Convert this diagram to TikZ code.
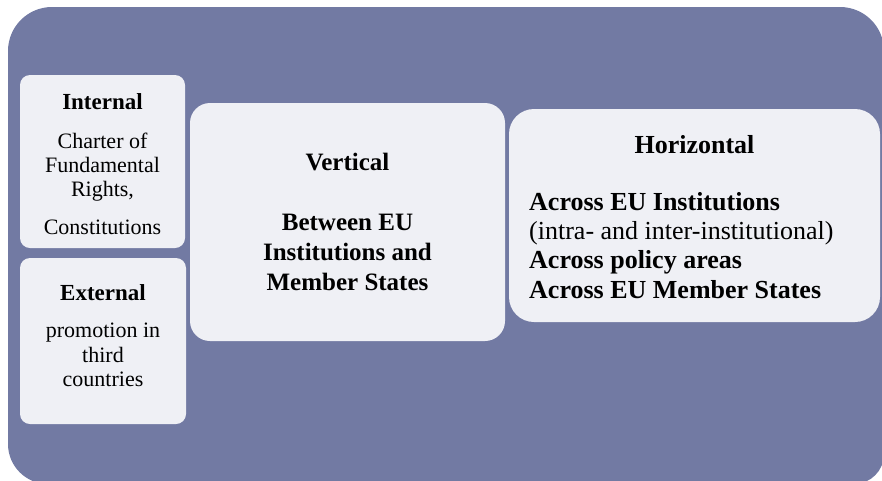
\documentclass[tikz,border=0pt]{standalone}
\usepackage{fontspec}
\setmainfont{Liberation Serif}
\usepackage{xcolor}
\usepackage{tikz}
\definecolor{slateback}{RGB}{114,122,163}
\definecolor{panelfill}{RGB}{239,240,245}
\tikzset{
  panel/.style={fill=panelfill,draw=none,inner sep=0pt,outer sep=0pt,anchor=north west},
  small/.style={font=\fontsize{22}{24}\selectfont,inner sep=0pt,anchor=base},
  smallhead/.style={font=\fontsize{23}{25}\selectfont\bfseries,inner sep=0pt,anchor=base},
  mid/.style={font=\fontsize{25}{30}\selectfont\bfseries,inner sep=0pt,anchor=base},
  big/.style={font=\fontsize{26}{29}\selectfont,inner sep=0pt,anchor=base west}
}
\newcommand{\sline}[4]{\node[small] (#1) at (#2,#3) {#4};}
\newcommand{\hzline}[4]{\node[big] (#1) at (#2,#3) {#4};}

\begin{document}
\begin{tikzpicture}[x=1pt,y=1pt]
\useasboundingbox (0,0) rectangle (882,-480);
\begin{scope}
\clip (0,0) rectangle (882,-480);
\fill[slateback] (8,-200) [rounded corners=44pt] -- (8,-7) -- (884,-7) -- (884,-200)
  [rounded corners=30pt] -- (884,-484) [rounded corners=40pt] -- (8,-484) -- (8,-200) -- cycle;
\end{scope}

% boxes
\node[panel,rounded corners=10pt,minimum width=165pt,minimum height=173pt] (internal) at (20,-75) {};
\node[panel,rounded corners=10pt,minimum width=166pt,minimum height=166pt] (external) at (20,-258) {};
\node[panel,rounded corners=20pt,minimum width=315pt,minimum height=238pt] (vertical) at (190,-103) {};
\node[panel,rounded corners=25pt,minimum width=371pt,minimum height=213pt] (horizontal) at (509,-109) {};

% internal
\node[smallhead] (int-head) at (102.5,-109) {Internal};
\sline{int-a}{102.5}{-148}{Charter of}
\sline{int-b}{102.5}{-172}{Fundamental}
\sline{int-c}{102.5}{-196}{Rights,}
\sline{int-d}{102.5}{-234}{Constitutions}

% external
\node[smallhead] (ext-head) at (103,-300) {External};
\sline{ext-a}{103}{-337}{promotion in}
\sline{ext-b}{103}{-362}{third}
\sline{ext-c}{103}{-386}{countries}

% vertical
\node[mid] (ver-head) at (347.5,-170) {Vertical};
\node[mid] (ver-a) at (347.5,-230) {Between EU};
\node[mid] (ver-b) at (347.5,-260) {Institutions and};
\node[mid] (ver-c) at (347.5,-290) {Member States};

% horizontal
\node[big,anchor=base,font=\fontsize{26}{29}\selectfont\bfseries] (hor-head) at (694.5,-153) {Horizontal};
\hzline{hor-a}{529}{-210}{\textbf{Across EU Institutions}}
\hzline{hor-b}{529}{-239}{(intra- and inter-institutional)}
\hzline{hor-c}{529}{-268}{\textbf{Across policy areas}}
\hzline{hor-d}{529}{-298}{\textbf{Across EU Member States}}
\end{tikzpicture}
\end{document}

▶ YOUR TASK
Reproduce the data word for word, excluding its pictures.

▶ RESPONSE TO THIS EXERCISE
Convert this diagram to TikZ code.
\documentclass[tikz,border=0pt]{standalone}
\usepackage{fontspec}
\setmainfont{Liberation Serif}
\usepackage{xcolor}
\usepackage{tikz}
\definecolor{slateback}{RGB}{114,122,163}
\definecolor{panelfill}{RGB}{239,240,245}
\tikzset{
  panel/.style={fill=panelfill,draw=none,inner sep=0pt,outer sep=0pt,anchor=north west},
  small/.style={font=\fontsize{22}{24}\selectfont,inner sep=0pt,anchor=base},
  smallhead/.style={font=\fontsize{23}{25}\selectfont\bfseries,inner sep=0pt,anchor=base},
  mid/.style={font=\fontsize{25}{30}\selectfont\bfseries,inner sep=0pt,anchor=base},
  big/.style={font=\fontsize{26}{29}\selectfont,inner sep=0pt,anchor=base west}
}
\newcommand{\sline}[4]{\node[small] (#1) at (#2,#3) {#4};}
\newcommand{\hzline}[4]{\node[big] (#1) at (#2,#3) {#4};}

\begin{document}
\begin{tikzpicture}[x=1pt,y=1pt]
\useasboundingbox (0,0) rectangle (882,-480);
\begin{scope}
\clip (0,0) rectangle (882,-480);
\fill[slateback] (8,-200) [rounded corners=44pt] -- (8,-7) -- (884,-7) -- (884,-200)
  [rounded corners=30pt] -- (884,-484) [rounded corners=40pt] -- (8,-484) -- (8,-200) -- cycle;
\end{scope}

% boxes
\node[panel,rounded corners=10pt,minimum width=165pt,minimum height=173pt] (internal) at (20,-75) {};
\node[panel,rounded corners=10pt,minimum width=166pt,minimum height=166pt] (external) at (20,-258) {};
\node[panel,rounded corners=20pt,minimum width=315pt,minimum height=238pt] (vertical) at (190,-103) {};
\node[panel,rounded corners=25pt,minimum width=371pt,minimum height=213pt] (horizontal) at (509,-109) {};

% internal
\node[smallhead] (int-head) at (102.5,-109) {Internal};
\sline{int-a}{102.5}{-148}{Charter of}
\sline{int-b}{102.5}{-172}{Fundamental}
\sline{int-c}{102.5}{-196}{Rights,}
\sline{int-d}{102.5}{-234}{Constitutions}

% external
\node[smallhead] (ext-head) at (103,-300) {External};
\sline{ext-a}{103}{-337}{promotion in}
\sline{ext-b}{103}{-362}{third}
\sline{ext-c}{103}{-386}{countries}

% vertical
\node[mid] (ver-head) at (347.5,-170) {Vertical};
\node[mid] (ver-a) at (347.5,-230) {Between EU};
\node[mid] (ver-b) at (347.5,-260) {Institutions and};
\node[mid] (ver-c) at (347.5,-290) {Member States};

% horizontal
\node[big,anchor=base,font=\fontsize{26}{29}\selectfont\bfseries] (hor-head) at (694.5,-153) {Horizontal};
\hzline{hor-a}{529}{-210}{\textbf{Across EU Institutions}}
\hzline{hor-b}{529}{-239}{(intra- and inter-institutional)}
\hzline{hor-c}{529}{-268}{\textbf{Across policy areas}}
\hzline{hor-d}{529}{-298}{\textbf{Across EU Member States}}
\end{tikzpicture}
\end{document}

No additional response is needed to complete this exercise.